The system in India is such that it stresses, asserts and aggresses a particular stream of subjects whilst labelling the others as easy. Humanities is for ‘dumb’ people. Political Science, Geography, History, Sociology, Psychology are for dumb people. Yeah right. This is a pre-dominant view in the land of complex calculations, motions and covalent bonds (well at least most of them). Some students are absolutely oblivious to the fact that there exists another stream of subjects that are extensively studied or the viewpoint of the money-marks-minded public in general.

The society expects every other boy and girl to either be an engineer or a doctor and most recently a chartered accountant. There is absolutely nothing wrong with being an engineer or a doctor or a historian or an anthropologist or a stock broker. The point is, we need to stop denigrating professions, stop comparing IQ levels. Stop putting other people down in general;  stop thinking that I happen to belong to a much hyped stream of education than the other, that my subjects have complex calculations the other person has India’s entire political history since independence, and they should be considered nothing because my school puts up gigantic pictures of those students who get some 700 rank in the IIT Advanced exam and the other person gets no recognition for scoring a 95% percent.

We are weighing everything on a wrong scale. Looking at the world with the wrong pair of glasses on. It upsets me when Science as a subject stream is given more importance than any other subject in the country. I have a problem when people look down upon me, snigger and think I am stupid because I belong to Humanities. I refuse to compare subjects. I refuse to put them on a scale and rate them on how difficult one is than the other. I respect everything out there in the world, that can be studied, that is out there for us to know. I refuse to step onto to the bandwagon and be obsessed with the obsession of getting into an IIT. I embrace education with what it has to teach me, what it has to offer to me, keeping in mind if I can comprehend it and like it too.

The main problem lies in our associations. Our associations are flawed. We associate education with money. We associate marks with intelligence. We judge people based on what they choose to study.

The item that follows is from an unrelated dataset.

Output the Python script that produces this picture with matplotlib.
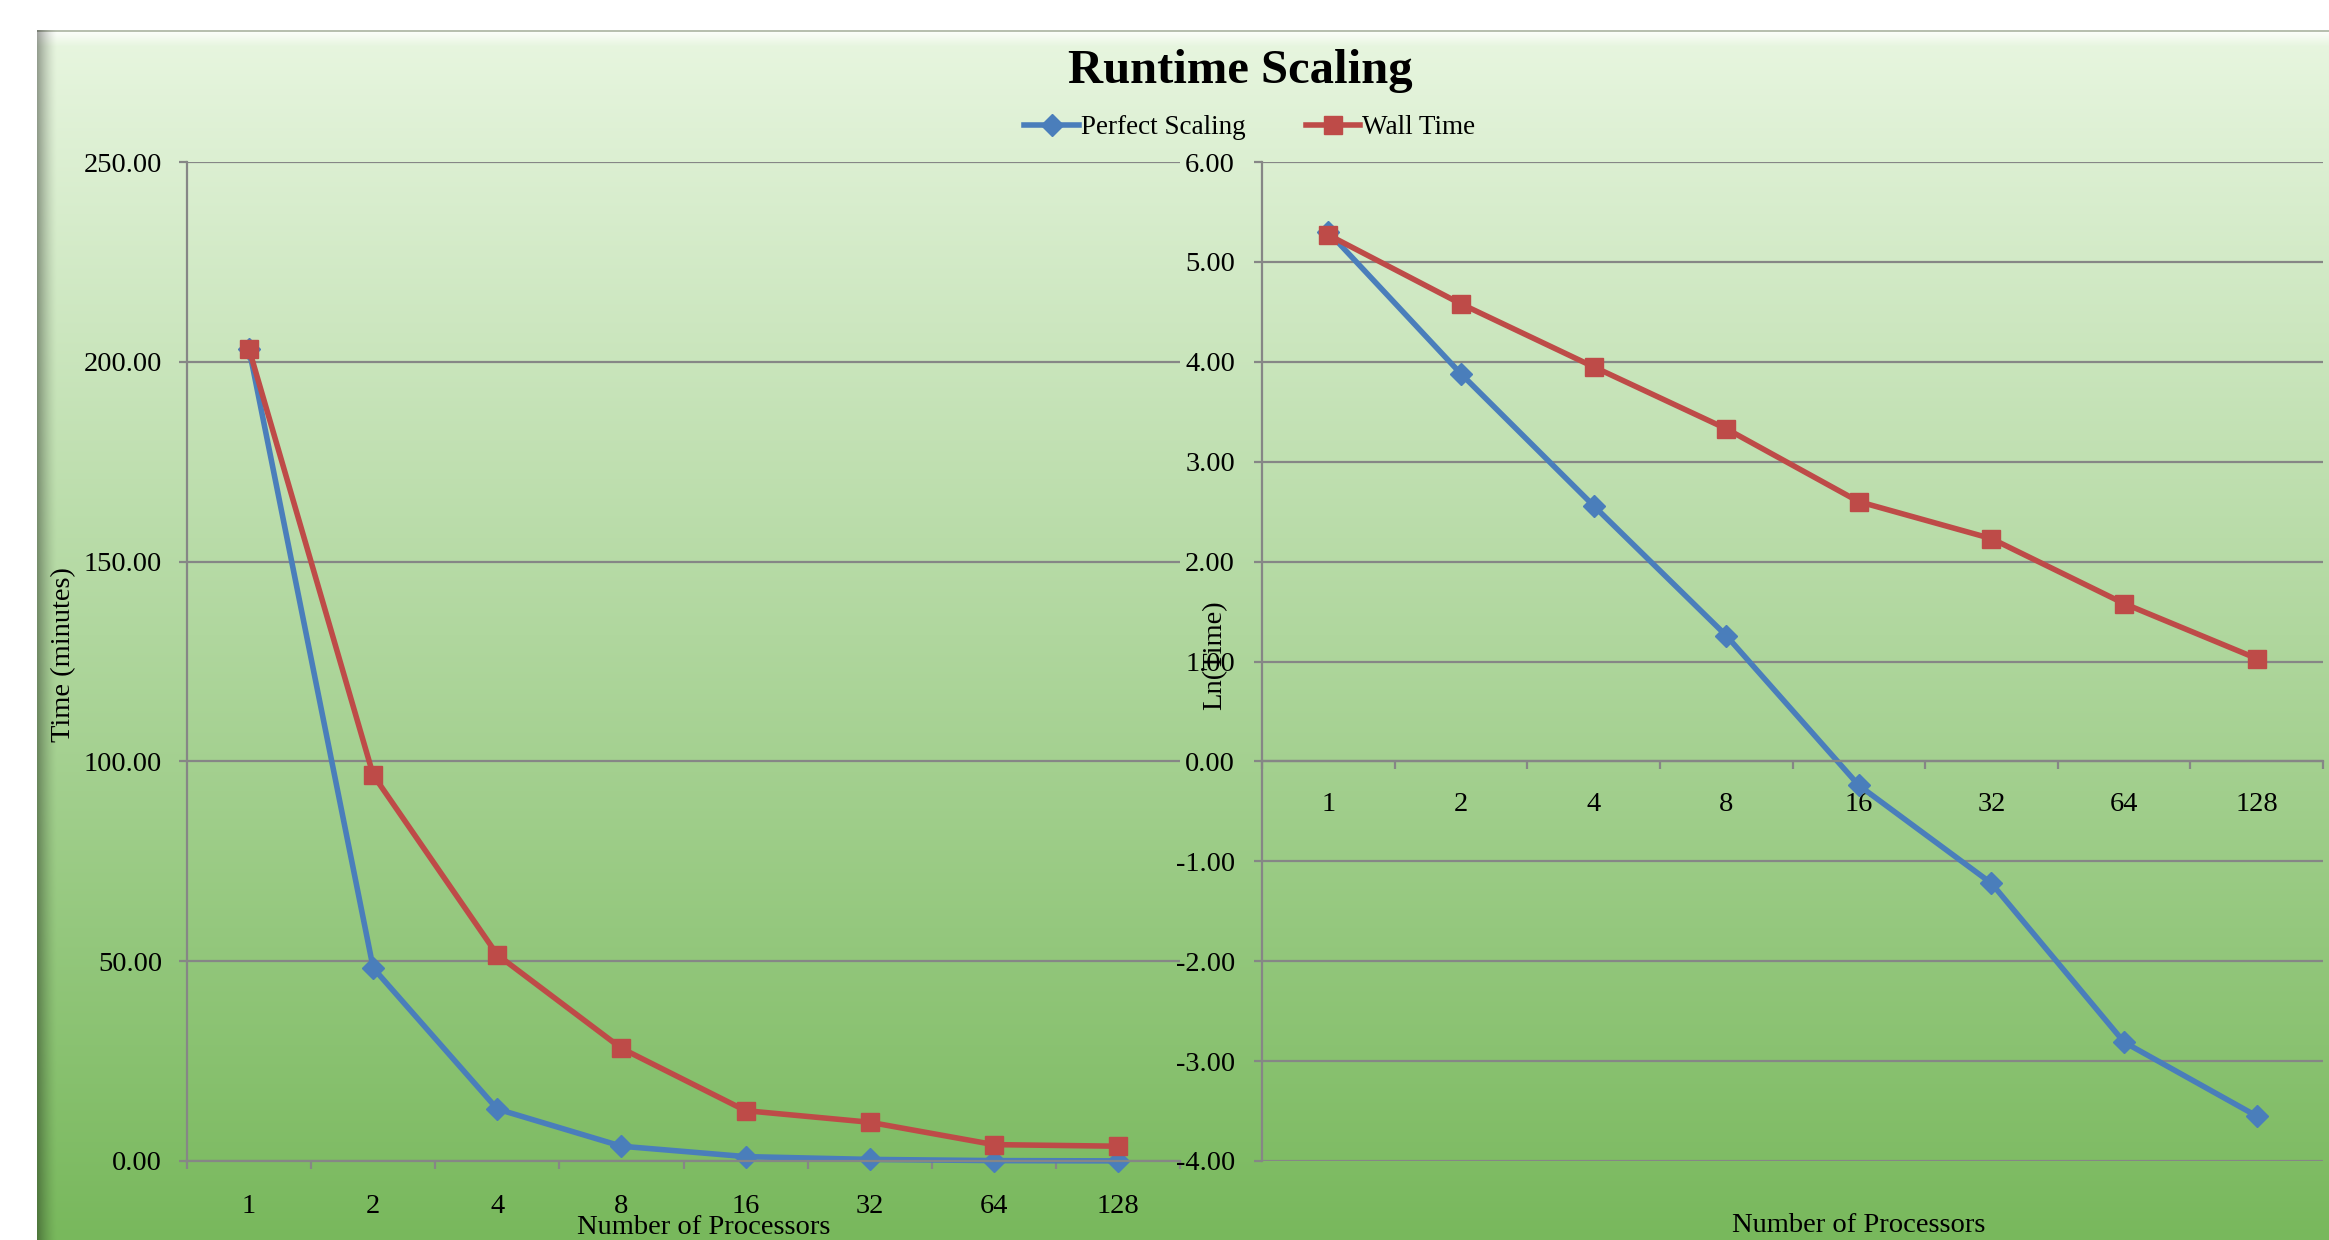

Obsession. Sexism. Hypocrisy. Chauvinism. Stagnancy. Misinformation — These are few of the many words that suck the meaning out of the word ‘education’. These parasites have been digging in for really long now. But change is inevitable. I am being optimistic and will hope that changing times are better for us all. That students don’t have to be high headed or bullied based of what they study. That parents in specific and the society in general will broaden their perspective on what makes their children more intelligent, more successful and most importantly, happy.